+++ Data block

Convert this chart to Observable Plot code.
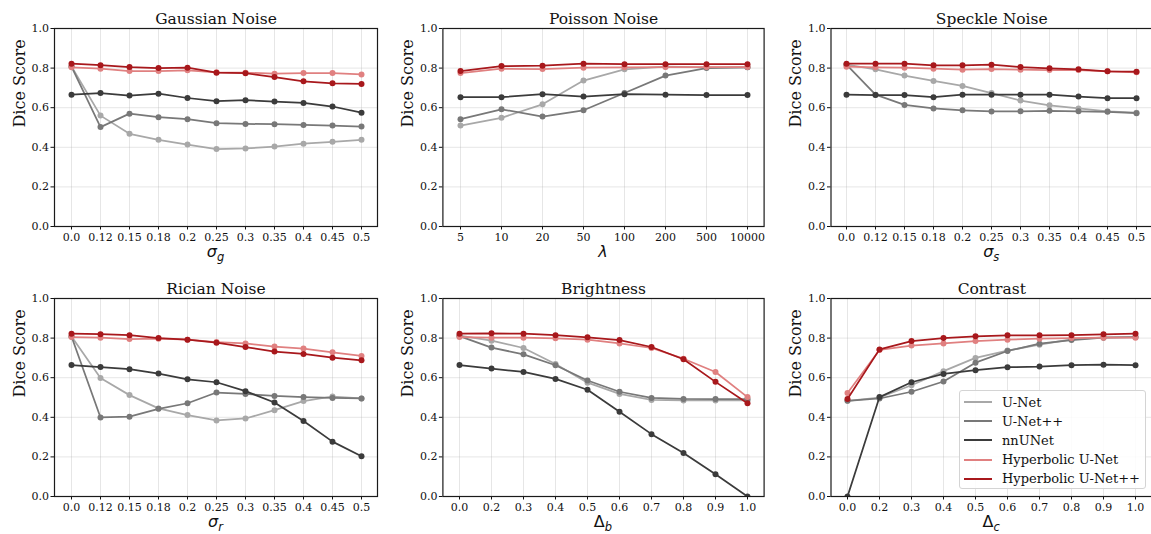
<!DOCTYPE html>
<html>
<head>
<meta charset="utf-8">
<script src="https://cdn.jsdelivr.net/npm/d3@7"></script>
<script src="https://cdn.jsdelivr.net/npm/@observablehq/plot@0.6"></script>
<style>
  body { margin: 0; background: #fff; }
  #wrap { position: relative; width: 1151px; height: 534px; overflow: hidden; background: #fff; }
  #wrap svg { position: absolute; overflow: visible; }
  #legend { position: absolute; left: 959px; top: 390px; width: 187px; height: 99px;
    border: 1px solid #d4d4d4; border-radius: 3px; background: rgba(255,255,255,0.85);
    font-family: "DejaVu Serif", serif; font-size: 13px; color: #111; z-index: 5; box-sizing: border-box; }
  .lg-row { position: absolute; left: 0; height: 18px; display: flex; align-items: center; }
  .lg-sw { display: inline-block; width: 28px; height: 2px; margin-left: 4px; margin-right: 10px; }
</style>
</head>
<body>
<div id="wrap"></div>
<script>
// ---------------- data ----------------
const models = ["U-Net", "U-Net++", "nnUNet", "Hyperbolic U-Net", "Hyperbolic U-Net++"];
const modelColors = ["#a8a8a8", "#787878", "#3b3b3b", "#e08080", "#a8181c"];

const sigmaLevels = ["0.0","0.12","0.15","0.18","0.2","0.25","0.3","0.35","0.4","0.45","0.5"];
const lambdaLevels = ["5","10","20","50","100","200","500","10000"];
const deltaLevels = ["0.0","0.2","0.3","0.4","0.5","0.6","0.7","0.8","0.9","1.0"];
const yTicks = [0, 0.2, 0.4, 0.6, 0.8, 1.0];

const gaussian_UNet      = [0.808, 0.560, 0.468, 0.438, 0.414, 0.391, 0.394, 0.404, 0.418, 0.428, 0.438];
const gaussian_UNetPP    = [0.808, 0.502, 0.570, 0.552, 0.542, 0.522, 0.518, 0.517, 0.513, 0.510, 0.505];
const gaussian_nnUNet    = [0.666, 0.674, 0.661, 0.671, 0.649, 0.633, 0.638, 0.631, 0.624, 0.606, 0.575];
const gaussian_HypUNet   = [0.804, 0.797, 0.785, 0.785, 0.789, 0.779, 0.777, 0.772, 0.775, 0.775, 0.768];
const gaussian_HypUNetPP = [0.822, 0.815, 0.805, 0.800, 0.802, 0.777, 0.774, 0.755, 0.733, 0.723, 0.720];

const poisson_UNet      = [0.510, 0.549, 0.617, 0.737, 0.794, 0.807, 0.804, 0.804];
const poisson_UNetPP    = [0.542, 0.592, 0.555, 0.587, 0.674, 0.762, 0.800, 0.804];
const poisson_nnUNet    = [0.653, 0.653, 0.668, 0.656, 0.668, 0.666, 0.664, 0.664];
const poisson_HypUNet   = [0.775, 0.797, 0.795, 0.802, 0.804, 0.805, 0.805, 0.805];
const poisson_HypUNetPP = [0.785, 0.810, 0.812, 0.822, 0.820, 0.820, 0.820, 0.820];

const speckle_UNet      = [0.817, 0.794, 0.762, 0.735, 0.710, 0.674, 0.636, 0.612, 0.596, 0.582, 0.575];
const speckle_UNetPP    = [0.817, 0.666, 0.614, 0.596, 0.587, 0.581, 0.582, 0.584, 0.582, 0.579, 0.572];
const speckle_nnUNet    = [0.666, 0.664, 0.664, 0.653, 0.666, 0.666, 0.666, 0.666, 0.656, 0.648, 0.648];
const speckle_HypUNet   = [0.807, 0.804, 0.802, 0.797, 0.792, 0.795, 0.792, 0.790, 0.790, 0.784, 0.779];
const speckle_HypUNetPP = [0.822, 0.822, 0.822, 0.814, 0.814, 0.817, 0.805, 0.799, 0.794, 0.784, 0.782];

const rician_UNet      = [0.808, 0.599, 0.512, 0.445, 0.411, 0.384, 0.394, 0.436, 0.482, 0.505, 0.495];
const rician_UNetPP    = [0.808, 0.399, 0.403, 0.443, 0.471, 0.525, 0.518, 0.508, 0.502, 0.498, 0.495];
const rician_nnUNet    = [0.664, 0.654, 0.643, 0.621, 0.592, 0.577, 0.532, 0.475, 0.381, 0.277, 0.203];
const rician_HypUNet   = [0.805, 0.802, 0.795, 0.797, 0.792, 0.780, 0.773, 0.757, 0.747, 0.728, 0.710];
const rician_HypUNetPP = [0.822, 0.820, 0.815, 0.800, 0.792, 0.777, 0.755, 0.732, 0.720, 0.701, 0.688];

const brightness_UNet      = [0.812, 0.787, 0.750, 0.669, 0.575, 0.518, 0.488, 0.485, 0.485, 0.485];
const brightness_UNetPP    = [0.810, 0.752, 0.718, 0.663, 0.586, 0.529, 0.498, 0.493, 0.492, 0.492];
const brightness_nnUNet    = [0.664, 0.646, 0.629, 0.594, 0.539, 0.428, 0.315, 0.220, 0.112, 0.000];
const brightness_HypUNet   = [0.805, 0.802, 0.802, 0.799, 0.792, 0.773, 0.750, 0.696, 0.629, 0.502];
const brightness_HypUNetPP = [0.822, 0.824, 0.822, 0.815, 0.804, 0.790, 0.755, 0.693, 0.579, 0.471];

const contrast_UNet      = [0.483, 0.500, 0.562, 0.633, 0.700, 0.737, 0.767, 0.794, 0.804, 0.805];
const contrast_UNetPP    = [0.483, 0.495, 0.529, 0.581, 0.676, 0.735, 0.772, 0.790, 0.802, 0.805];
const contrast_nnUNet    = [0.000, 0.502, 0.577, 0.619, 0.638, 0.653, 0.656, 0.663, 0.666, 0.663];
const contrast_HypUNet   = [0.523, 0.740, 0.762, 0.773, 0.785, 0.792, 0.797, 0.800, 0.802, 0.802];
const contrast_HypUNetPP = [0.492, 0.743, 0.785, 0.800, 0.809, 0.814, 0.814, 0.815, 0.819, 0.822];

// ---------------- panels ----------------
const panels = [
  {title: "Gaussian Noise", levels: sigmaLevels, label: {main: "σ", italic: true, sub: "g"},
   series: [gaussian_UNet, gaussian_UNetPP, gaussian_nnUNet, gaussian_HypUNet, gaussian_HypUNetPP]},
  {title: "Poisson Noise", levels: lambdaLevels, label: {main: "λ", italic: true, sub: null},
   series: [poisson_UNet, poisson_UNetPP, poisson_nnUNet, poisson_HypUNet, poisson_HypUNetPP]},
  {title: "Speckle Noise", levels: sigmaLevels, label: {main: "σ", italic: true, sub: "s"},
   series: [speckle_UNet, speckle_UNetPP, speckle_nnUNet, speckle_HypUNet, speckle_HypUNetPP]},
  {title: "Rician Noise", levels: sigmaLevels, label: {main: "σ", italic: true, sub: "r"},
   series: [rician_UNet, rician_UNetPP, rician_nnUNet, rician_HypUNet, rician_HypUNetPP]},
  {title: "Brightness", levels: deltaLevels, label: {main: "Δ", italic: false, sub: "b"},
   series: [brightness_UNet, brightness_UNetPP, brightness_nnUNet, brightness_HypUNet, brightness_HypUNetPP]},
  {title: "Contrast", levels: deltaLevels, label: {main: "Δ", italic: false, sub: "c"},
   series: [contrast_UNet, contrast_UNetPP, contrast_nnUNet, contrast_HypUNet, contrast_HypUNetPP]}
];

const cols = [
  {left: 0,   width: 385, ml: 54,   mr: 8},
  {left: 385, width: 385, ml: 57.4, mr: 6.4},
  {left: 770, width: 382, ml: 60.5, mr: 0}
];
const rows = [
  {top: 0,   height: 270, mt: 28, mb: 44},
  {top: 270, height: 264, mt: 28, mb: 38}
];

const wrap = document.getElementById("wrap");

panels.forEach((p, i) => {
  const c = cols[i % 3], r = rows[Math.floor(i / 3)];
  const n = p.levels.length;
  const data = [];
  p.series.forEach((vals, k) => vals.forEach((v, j) => data.push({model: models[k], level: p.levels[j], value: v})));

  const marks = [
    Plot.gridX(p.levels, {stroke: "#b0b0b0", strokeOpacity: 0.32, strokeWidth: 1}),
    Plot.gridY(yTicks, {stroke: "#b0b0b0", strokeOpacity: 0.32, strokeWidth: 1}),
    Plot.axisX(p.levels, {tickSize: 3.5, tickPadding: 3, fontSize: 11, label: null, stroke: "#111"}),
    Plot.axisY(yTicks, {tickSize: 3.5, tickPadding: 2, fontSize: 11, label: null, tickFormat: d3.format(".1f"), stroke: "#111"})
  ];
  models.forEach((m) => {
    const sub = data.filter(d => d.model === m);
    marks.push(Plot.line(sub, {x: "level", y: "value", stroke: "model", strokeWidth: 1.75, clip: true}));
    marks.push(Plot.dot(sub, {x: "level", y: "value", fill: "model", r: 3, clip: true}));
  });
  marks.push(Plot.frame({stroke: "#1a1a1a", strokeWidth: 1.2}));
  marks.push(Plot.text([p.title], {frameAnchor: "top", dy: -5, lineAnchor: "bottom", fontSize: 15.5, fill: "#111"}));
  marks.push(Plot.text(["Dice Score"], {frameAnchor: "left", rotate: -90, dx: -35, lineAnchor: "middle", fontSize: 16, fill: "#111"}));

  const chart = Plot.plot({
    width: c.width, height: r.height,
    marginLeft: c.ml, marginRight: c.mr, marginTop: r.mt, marginBottom: r.mb,
    style: {fontFamily: "'DejaVu Serif', serif", fontSize: "11px", color: "#111", background: "transparent", overflow: "visible"},
    x: {type: "point", domain: p.levels, padding: 0.05 * (n - 1)},
    y: {domain: [0, 1]},
    color: {domain: models, range: modelColors},
    marks
  });
  chart.style.left = c.left + "px";
  chart.style.top = r.top + "px";
  wrap.appendChild(chart);

  // x-axis math label
  const cx = c.ml + (c.width - c.ml - c.mr) / 2;
  const yb = r.height - r.mb + 31;
  const t = d3.select(chart).append("text")
    .attr("x", cx).attr("y", yb).attr("text-anchor", "middle")
    .attr("font-family", "'DejaVu Sans', sans-serif").attr("font-size", 16).attr("fill", "#111");
  t.append("tspan").attr("font-style", p.label.italic ? "italic" : "normal").text(p.label.main);
  if (p.label.sub) {
    t.append("tspan").attr("font-style", "italic").attr("font-size", 11.5).attr("dy", 3.5).text(p.label.sub);
  }
});

// legend
const legend = document.createElement("div");
legend.id = "legend";
models.forEach((m, k) => {
  const row = document.createElement("div");
  row.className = "lg-row";
  row.style.top = (2 + k * 19.2) + "px";
  const sw = document.createElement("span");
  sw.className = "lg-sw";
  sw.style.background = modelColors[k];
  const tx = document.createElement("span");
  tx.textContent = m;
  row.appendChild(sw); row.appendChild(tx);
  legend.appendChild(row);
});
wrap.appendChild(legend);
</script>
</body>
</html>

++++++

◆ Requirement
Where a line holds the string "chart", copy that line.

◆ Output
Convert this chart to Observable Plot code.
  const chart = Plot.plot({
  chart.style.left = c.left + "px";
  chart.style.top = r.top + "px";
  wrap.appendChild(chart);
  const t = d3.select(chart).append("text")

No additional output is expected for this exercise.